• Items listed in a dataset
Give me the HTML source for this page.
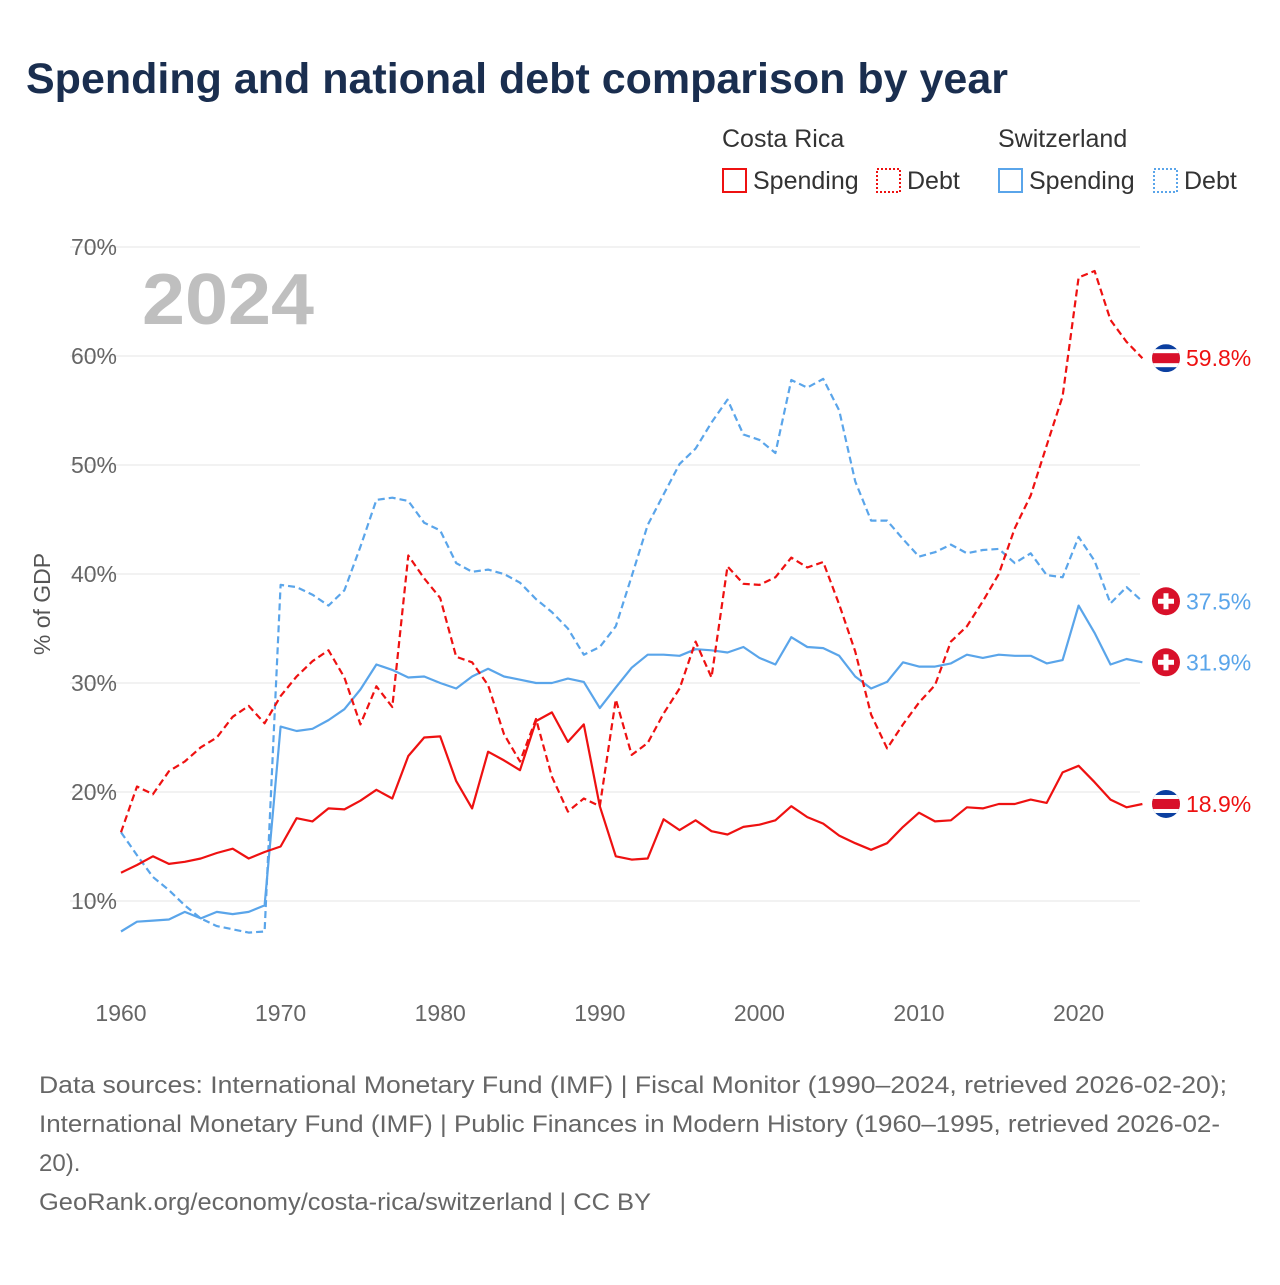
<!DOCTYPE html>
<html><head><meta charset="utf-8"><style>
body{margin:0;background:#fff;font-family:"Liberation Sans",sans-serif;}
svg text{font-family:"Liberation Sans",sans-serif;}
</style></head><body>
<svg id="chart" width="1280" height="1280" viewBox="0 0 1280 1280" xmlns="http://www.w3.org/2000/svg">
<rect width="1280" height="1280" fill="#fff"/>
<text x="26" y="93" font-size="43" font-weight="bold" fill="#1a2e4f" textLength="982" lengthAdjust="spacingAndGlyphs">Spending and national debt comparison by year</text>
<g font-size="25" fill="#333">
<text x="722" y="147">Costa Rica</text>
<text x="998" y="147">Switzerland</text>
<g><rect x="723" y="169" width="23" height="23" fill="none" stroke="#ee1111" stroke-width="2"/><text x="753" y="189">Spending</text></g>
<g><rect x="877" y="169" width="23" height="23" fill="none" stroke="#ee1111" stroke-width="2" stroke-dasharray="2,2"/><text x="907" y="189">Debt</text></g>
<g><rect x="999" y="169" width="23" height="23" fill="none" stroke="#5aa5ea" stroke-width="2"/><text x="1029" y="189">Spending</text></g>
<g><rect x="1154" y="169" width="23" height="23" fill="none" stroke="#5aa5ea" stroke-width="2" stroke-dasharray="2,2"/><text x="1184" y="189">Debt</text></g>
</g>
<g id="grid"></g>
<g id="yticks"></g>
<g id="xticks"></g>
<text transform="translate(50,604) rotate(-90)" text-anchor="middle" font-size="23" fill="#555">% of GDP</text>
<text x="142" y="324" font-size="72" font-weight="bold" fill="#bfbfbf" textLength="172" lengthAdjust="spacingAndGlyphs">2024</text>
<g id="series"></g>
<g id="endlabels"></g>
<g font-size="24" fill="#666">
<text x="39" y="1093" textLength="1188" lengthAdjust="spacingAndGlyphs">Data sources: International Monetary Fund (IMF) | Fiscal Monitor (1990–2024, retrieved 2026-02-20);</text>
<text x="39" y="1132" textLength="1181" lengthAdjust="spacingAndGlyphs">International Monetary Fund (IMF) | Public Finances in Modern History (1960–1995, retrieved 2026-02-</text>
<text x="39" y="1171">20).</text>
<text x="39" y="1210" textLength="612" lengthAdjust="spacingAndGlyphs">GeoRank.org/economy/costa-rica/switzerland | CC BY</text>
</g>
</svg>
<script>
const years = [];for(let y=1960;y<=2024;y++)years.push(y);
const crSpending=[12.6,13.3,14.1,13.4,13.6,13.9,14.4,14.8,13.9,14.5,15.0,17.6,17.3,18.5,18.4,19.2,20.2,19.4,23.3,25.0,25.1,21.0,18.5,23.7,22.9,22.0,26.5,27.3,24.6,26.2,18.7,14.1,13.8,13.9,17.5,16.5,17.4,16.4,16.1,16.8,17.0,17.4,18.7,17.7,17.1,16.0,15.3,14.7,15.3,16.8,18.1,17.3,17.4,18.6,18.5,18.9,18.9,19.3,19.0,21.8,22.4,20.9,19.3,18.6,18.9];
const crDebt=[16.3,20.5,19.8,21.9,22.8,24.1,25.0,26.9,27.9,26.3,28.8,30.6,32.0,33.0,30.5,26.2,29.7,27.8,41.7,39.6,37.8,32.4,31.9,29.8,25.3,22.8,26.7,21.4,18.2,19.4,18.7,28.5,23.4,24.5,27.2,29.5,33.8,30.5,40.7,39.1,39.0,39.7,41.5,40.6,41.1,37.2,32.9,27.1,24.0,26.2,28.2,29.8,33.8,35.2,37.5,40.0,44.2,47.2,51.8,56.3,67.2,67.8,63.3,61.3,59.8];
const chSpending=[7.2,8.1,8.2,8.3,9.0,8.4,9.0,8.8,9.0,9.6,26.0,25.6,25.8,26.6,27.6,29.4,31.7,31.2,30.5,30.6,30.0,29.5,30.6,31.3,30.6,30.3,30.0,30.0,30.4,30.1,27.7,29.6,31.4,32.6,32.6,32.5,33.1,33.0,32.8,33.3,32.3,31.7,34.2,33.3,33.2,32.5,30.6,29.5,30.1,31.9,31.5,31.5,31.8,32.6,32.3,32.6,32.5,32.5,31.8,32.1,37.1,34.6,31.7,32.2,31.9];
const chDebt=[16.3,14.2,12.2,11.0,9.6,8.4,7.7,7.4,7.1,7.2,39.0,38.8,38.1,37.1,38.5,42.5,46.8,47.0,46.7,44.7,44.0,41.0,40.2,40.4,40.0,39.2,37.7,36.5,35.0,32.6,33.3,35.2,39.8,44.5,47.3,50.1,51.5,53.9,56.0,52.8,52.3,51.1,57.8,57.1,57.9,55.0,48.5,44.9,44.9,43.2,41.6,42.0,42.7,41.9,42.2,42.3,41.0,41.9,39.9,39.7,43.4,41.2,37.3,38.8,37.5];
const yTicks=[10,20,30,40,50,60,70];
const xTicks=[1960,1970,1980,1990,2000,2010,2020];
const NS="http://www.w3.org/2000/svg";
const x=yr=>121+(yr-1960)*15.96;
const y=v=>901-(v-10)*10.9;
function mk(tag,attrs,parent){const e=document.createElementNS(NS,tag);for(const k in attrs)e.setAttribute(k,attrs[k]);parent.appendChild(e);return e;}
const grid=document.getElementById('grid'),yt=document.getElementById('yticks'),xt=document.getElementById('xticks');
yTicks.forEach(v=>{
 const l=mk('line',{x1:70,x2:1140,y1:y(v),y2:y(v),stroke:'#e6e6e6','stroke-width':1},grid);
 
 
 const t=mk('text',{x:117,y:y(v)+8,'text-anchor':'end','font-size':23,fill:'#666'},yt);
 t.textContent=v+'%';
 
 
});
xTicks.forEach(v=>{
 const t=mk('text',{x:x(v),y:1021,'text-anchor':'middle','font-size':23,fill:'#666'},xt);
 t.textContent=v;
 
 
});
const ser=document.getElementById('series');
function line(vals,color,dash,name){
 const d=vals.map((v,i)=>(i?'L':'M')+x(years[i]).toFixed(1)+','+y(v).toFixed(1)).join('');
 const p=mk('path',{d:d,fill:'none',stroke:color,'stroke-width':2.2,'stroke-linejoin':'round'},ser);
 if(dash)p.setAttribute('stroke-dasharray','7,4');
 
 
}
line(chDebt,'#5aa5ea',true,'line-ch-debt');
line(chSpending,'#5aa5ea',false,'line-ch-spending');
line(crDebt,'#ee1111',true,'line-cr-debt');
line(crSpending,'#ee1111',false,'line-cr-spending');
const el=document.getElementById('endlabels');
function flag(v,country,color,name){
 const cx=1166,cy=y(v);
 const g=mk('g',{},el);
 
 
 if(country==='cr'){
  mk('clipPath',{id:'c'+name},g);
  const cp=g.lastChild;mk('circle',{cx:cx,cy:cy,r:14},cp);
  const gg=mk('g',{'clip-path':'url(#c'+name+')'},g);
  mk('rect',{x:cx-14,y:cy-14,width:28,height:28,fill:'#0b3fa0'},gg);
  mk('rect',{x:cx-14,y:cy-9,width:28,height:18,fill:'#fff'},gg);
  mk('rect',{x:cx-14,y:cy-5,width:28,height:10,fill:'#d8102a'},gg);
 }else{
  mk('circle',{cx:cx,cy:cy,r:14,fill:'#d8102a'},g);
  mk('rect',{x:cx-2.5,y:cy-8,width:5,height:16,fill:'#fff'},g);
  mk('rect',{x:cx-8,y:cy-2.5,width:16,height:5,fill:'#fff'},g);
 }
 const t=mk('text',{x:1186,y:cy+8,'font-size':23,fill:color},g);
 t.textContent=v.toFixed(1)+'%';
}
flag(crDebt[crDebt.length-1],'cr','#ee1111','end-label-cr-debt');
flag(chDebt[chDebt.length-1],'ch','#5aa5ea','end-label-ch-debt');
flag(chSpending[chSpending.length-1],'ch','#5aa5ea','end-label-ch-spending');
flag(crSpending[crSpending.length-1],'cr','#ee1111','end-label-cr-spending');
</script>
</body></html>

...

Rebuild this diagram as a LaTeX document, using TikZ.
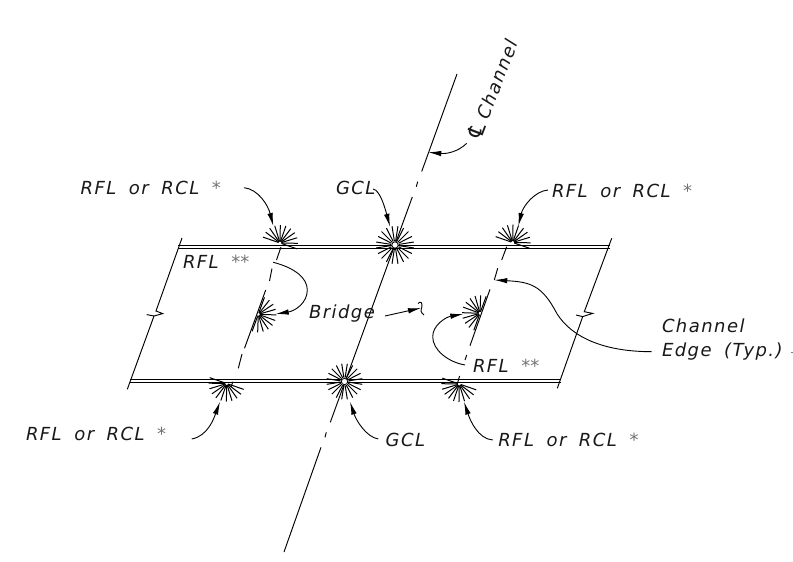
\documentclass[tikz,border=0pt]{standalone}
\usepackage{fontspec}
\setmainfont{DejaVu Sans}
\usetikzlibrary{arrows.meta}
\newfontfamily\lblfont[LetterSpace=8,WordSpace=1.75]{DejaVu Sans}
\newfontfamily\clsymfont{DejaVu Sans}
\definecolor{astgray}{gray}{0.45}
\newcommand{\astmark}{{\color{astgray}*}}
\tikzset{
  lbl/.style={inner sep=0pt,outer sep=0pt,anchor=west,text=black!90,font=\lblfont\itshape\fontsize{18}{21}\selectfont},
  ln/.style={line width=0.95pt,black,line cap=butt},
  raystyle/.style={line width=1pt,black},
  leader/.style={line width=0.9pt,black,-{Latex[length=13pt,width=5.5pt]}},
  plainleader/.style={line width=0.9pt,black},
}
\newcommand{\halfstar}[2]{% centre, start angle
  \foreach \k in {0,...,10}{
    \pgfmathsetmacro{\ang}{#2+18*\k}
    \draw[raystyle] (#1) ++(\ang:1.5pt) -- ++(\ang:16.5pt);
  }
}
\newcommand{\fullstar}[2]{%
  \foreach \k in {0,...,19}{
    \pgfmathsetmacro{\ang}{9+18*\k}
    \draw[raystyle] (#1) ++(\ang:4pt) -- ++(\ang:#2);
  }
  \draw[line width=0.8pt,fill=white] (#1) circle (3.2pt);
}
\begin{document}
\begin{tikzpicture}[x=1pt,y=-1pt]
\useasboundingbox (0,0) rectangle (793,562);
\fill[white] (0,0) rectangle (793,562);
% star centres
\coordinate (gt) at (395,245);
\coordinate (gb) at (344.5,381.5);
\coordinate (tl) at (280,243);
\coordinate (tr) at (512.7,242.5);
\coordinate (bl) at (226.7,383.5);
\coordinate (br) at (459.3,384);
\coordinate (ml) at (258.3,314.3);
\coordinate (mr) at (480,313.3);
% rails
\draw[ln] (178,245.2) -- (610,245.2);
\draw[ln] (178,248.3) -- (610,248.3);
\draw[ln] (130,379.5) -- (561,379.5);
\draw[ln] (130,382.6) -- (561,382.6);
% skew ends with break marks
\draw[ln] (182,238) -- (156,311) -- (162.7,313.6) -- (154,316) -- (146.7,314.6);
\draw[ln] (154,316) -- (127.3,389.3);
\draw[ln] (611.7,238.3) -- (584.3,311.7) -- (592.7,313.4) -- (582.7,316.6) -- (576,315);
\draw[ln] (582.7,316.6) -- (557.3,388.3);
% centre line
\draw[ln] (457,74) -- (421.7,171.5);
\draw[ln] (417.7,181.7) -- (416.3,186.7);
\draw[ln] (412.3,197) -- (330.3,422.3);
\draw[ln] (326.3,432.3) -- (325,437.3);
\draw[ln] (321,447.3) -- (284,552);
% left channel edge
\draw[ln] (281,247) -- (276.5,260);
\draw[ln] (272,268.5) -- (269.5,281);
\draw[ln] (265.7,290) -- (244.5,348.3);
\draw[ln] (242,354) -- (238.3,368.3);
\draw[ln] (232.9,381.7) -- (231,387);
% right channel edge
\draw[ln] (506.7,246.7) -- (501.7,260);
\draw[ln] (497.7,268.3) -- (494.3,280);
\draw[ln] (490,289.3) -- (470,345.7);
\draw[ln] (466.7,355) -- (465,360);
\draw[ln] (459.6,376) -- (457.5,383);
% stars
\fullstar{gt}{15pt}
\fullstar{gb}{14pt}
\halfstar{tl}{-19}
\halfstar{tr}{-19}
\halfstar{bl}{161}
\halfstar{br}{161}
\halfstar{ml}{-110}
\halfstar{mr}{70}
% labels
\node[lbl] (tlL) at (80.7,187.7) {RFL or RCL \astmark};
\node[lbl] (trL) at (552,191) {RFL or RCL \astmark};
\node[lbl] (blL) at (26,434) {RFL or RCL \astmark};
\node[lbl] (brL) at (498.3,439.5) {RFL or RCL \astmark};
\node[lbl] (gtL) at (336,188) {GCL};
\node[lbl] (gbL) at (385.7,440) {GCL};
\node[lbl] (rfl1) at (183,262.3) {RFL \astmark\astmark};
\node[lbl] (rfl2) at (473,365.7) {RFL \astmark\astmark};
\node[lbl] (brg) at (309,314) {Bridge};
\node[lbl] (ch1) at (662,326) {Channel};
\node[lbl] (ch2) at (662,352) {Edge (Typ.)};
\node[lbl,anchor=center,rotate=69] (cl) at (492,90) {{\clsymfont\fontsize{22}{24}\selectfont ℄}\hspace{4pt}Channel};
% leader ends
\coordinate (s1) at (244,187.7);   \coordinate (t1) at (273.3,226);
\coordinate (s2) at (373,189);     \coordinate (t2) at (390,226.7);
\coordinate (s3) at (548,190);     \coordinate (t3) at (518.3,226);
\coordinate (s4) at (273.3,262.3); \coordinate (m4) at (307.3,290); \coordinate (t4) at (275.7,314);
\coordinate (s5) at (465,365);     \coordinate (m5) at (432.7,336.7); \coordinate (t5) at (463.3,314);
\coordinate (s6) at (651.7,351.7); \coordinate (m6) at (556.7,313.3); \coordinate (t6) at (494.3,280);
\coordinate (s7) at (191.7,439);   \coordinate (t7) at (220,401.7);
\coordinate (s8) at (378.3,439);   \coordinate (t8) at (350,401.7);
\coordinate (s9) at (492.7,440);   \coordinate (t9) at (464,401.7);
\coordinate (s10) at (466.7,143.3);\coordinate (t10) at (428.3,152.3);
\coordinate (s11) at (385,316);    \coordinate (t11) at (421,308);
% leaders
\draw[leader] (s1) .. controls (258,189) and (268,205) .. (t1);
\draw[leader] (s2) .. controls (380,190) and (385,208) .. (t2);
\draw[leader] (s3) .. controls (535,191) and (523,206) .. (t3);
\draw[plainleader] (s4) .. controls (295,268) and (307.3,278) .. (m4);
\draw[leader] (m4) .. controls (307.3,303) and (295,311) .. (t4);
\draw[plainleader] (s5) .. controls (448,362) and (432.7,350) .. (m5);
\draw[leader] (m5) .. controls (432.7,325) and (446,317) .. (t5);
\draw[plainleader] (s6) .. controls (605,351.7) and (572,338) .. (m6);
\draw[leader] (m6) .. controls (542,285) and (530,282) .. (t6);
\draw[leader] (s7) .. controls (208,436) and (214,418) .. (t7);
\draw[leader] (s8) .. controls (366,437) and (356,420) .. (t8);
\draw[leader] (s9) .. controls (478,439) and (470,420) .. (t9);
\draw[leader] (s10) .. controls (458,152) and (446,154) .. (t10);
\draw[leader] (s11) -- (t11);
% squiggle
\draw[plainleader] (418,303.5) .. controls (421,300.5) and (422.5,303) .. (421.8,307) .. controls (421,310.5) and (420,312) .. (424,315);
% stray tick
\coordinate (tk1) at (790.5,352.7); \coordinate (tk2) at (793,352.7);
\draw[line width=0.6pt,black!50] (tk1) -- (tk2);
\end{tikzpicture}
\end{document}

• WRITTEN PROBLEM
Exactly how many lines contain "this"? State the number and nothing else.

• RESPONSE TO THE TASK
2